Plus que le critique, le comédien, le musicien et le danseur, c’est l’ouvreuse qui passe sa vie dans les salles de spectacle. Laissons donc sa petite lampe éclairer notre lanterne!
Quelle est la différence entre Confinement I (mars-mai 2020) et Confinement II (novembre-décembre plus couvre-feu) ? Le I avait tout éteint. Le II a vidé la salle sans interdire la scène. Pas de public, mais si vous voulez, répétez ! Ça vous fera des heures, et à la fin vous pourrez streamer.
Mieux que streamer. Live-streamer. Diffuser en direct sur nos écrans le résultat de vos efforts. C’est comme ça que vous avez pu voir le premier Wagner de Roberto Alagna live aus Berlin, l’éternelle jeunesse de Pelléas et Mélisande sauvé à Rouen, La Voix humaine de Cocteau & Poulenc par Patricia Petibon & Olivier Py à Paris… Restez en ligne ! Le 8 mars, Michel Fau et sa tribu remplacent leur Belle Hélène à l’Opéra-Comique par un « Concert de gala pour salle vide » bientôt sur France Télé. À partir du 18, le Centre de musique de chambre de Paris filme son nouveau concert-spectacle, Staline/Chostakovitch. Si l’État paie, pourquoi s’en faire ? Ne reste au fond à régler que deux détails. 1) Comment on vit ? 2) Pourquoi, pour qui ?
A lire aussi, Nicolas Klein: Madrid: mais comment font ces drôles d’Ibères?
1) Comment vivront les artistes qui occupent le plateau depuis trente siècles ? On les enregistrera, mais justement. Jusqu’à peu, quand une technique remplaçait une technique, un marché remplaçait un marché. Le cylindre a remplacé le piano pneumatique, le disque a remplacé le cylindre, le vinyle la bakélite, le CD le 33 tours… À chaque coup, recommencer, par ici la monnaie. Et pan ! Internet est arrivé. Pour la première fois le technique a tué l’économique. YouTube s’arrange avec la pub et l’espionnage, mais le consommateur se prend pour un usager, s’habitue au tout gratis, et les auteurs protégés depuis Beaumarchais ne touchent plus rien. On se raccorde à des « plates-formes » qui ne profitent qu’aux molosses. On se rémunère en nombre de tracks (autrefois « plages »), dont le seul effet a été de réduire les chansons à deux minutes – moins de temps, plus de tracks. Une enquête du nouveau Centre national de la musique (CNM) « met en évidence que les contours du format livestream sont encore flous ». C’est qu’un gigaoctet passe les frontières encore plus facilement qu’une tomate ou un virus. Même les traders de pop se lamentent. Alors pensez, le jazz, le classique, la world. Un musicien normal ne vit plus que grâce aux institutions subventionnées, elles-mêmes menacées par le subventionneur. Changez de ministre ou de maire, et hop ! tout doit disparaître.

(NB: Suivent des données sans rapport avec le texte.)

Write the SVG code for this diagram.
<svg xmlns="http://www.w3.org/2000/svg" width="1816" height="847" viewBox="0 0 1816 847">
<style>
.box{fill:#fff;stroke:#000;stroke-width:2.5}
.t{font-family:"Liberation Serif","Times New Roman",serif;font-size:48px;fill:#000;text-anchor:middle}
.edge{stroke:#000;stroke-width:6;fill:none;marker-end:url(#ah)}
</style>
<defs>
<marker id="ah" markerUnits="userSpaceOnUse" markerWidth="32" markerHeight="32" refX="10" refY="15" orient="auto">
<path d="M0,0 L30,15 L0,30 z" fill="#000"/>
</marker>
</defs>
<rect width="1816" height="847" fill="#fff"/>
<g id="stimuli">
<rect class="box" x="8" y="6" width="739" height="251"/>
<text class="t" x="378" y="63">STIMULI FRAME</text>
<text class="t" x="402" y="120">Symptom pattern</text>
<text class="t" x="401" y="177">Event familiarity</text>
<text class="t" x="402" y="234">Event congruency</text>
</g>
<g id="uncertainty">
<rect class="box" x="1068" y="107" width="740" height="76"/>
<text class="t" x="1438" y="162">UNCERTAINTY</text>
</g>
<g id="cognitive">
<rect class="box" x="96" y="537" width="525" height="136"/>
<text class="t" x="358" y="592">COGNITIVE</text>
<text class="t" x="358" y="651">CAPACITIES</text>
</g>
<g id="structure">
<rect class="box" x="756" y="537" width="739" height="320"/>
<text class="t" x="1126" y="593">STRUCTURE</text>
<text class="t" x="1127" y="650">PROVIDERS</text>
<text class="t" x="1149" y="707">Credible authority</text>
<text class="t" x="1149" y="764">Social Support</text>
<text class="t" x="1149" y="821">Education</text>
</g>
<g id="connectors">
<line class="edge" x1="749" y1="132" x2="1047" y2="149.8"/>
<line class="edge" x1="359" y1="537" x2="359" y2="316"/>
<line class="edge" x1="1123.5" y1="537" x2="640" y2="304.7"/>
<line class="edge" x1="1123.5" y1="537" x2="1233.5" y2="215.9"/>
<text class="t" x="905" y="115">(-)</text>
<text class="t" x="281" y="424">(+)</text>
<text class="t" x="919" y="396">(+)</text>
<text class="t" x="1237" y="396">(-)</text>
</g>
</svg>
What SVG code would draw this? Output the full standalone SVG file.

2) Vases communicants : plus nos écoles accouchent de petits génies (tous tons et sexes confondus, je ne précise pas, ça saute aux yeux), moins le public se renouvelle. Vrai pour la comédie, encore plus vrai pour le chant. Cyrille Dubois, l’un de nos jeunes ténors en or qui ne se compte pas au nombre des victimes, lâche mi-février sur les réseaux : « J’ai le sentiment que nous vivons l’agonie de la culture dans l’indifférence d’un silence absolu. » Et son aîné la star Jonas Kaufmann, interrogé par Radio Classique peu avant Aïda dans le vaisseau désert de l’Opéra Bastille : « Les spectacles sans public, ça ne marche pas. » Le métier ? « Seuls trente à quarante chanteurs travaillent encore, les autres sont sans production. » Beaucoup ont déjà cédé. À New York, les ténors livrent des pizzas. À Milan…
… Une seconde, on m’appelle. Allo, t’es où ? Madrid ? Tu fais quoi à Madrid ? Restau à midi ! Tu sors du Prado ! Ce soir Siegfried ! Sur ton écran. Non ? Au Teatro Real ! Présent ciel, tu blagues ? Ah… ah… ah bon. O.K., je vous laisse. M’en vais déchirer les tickets en Espagne.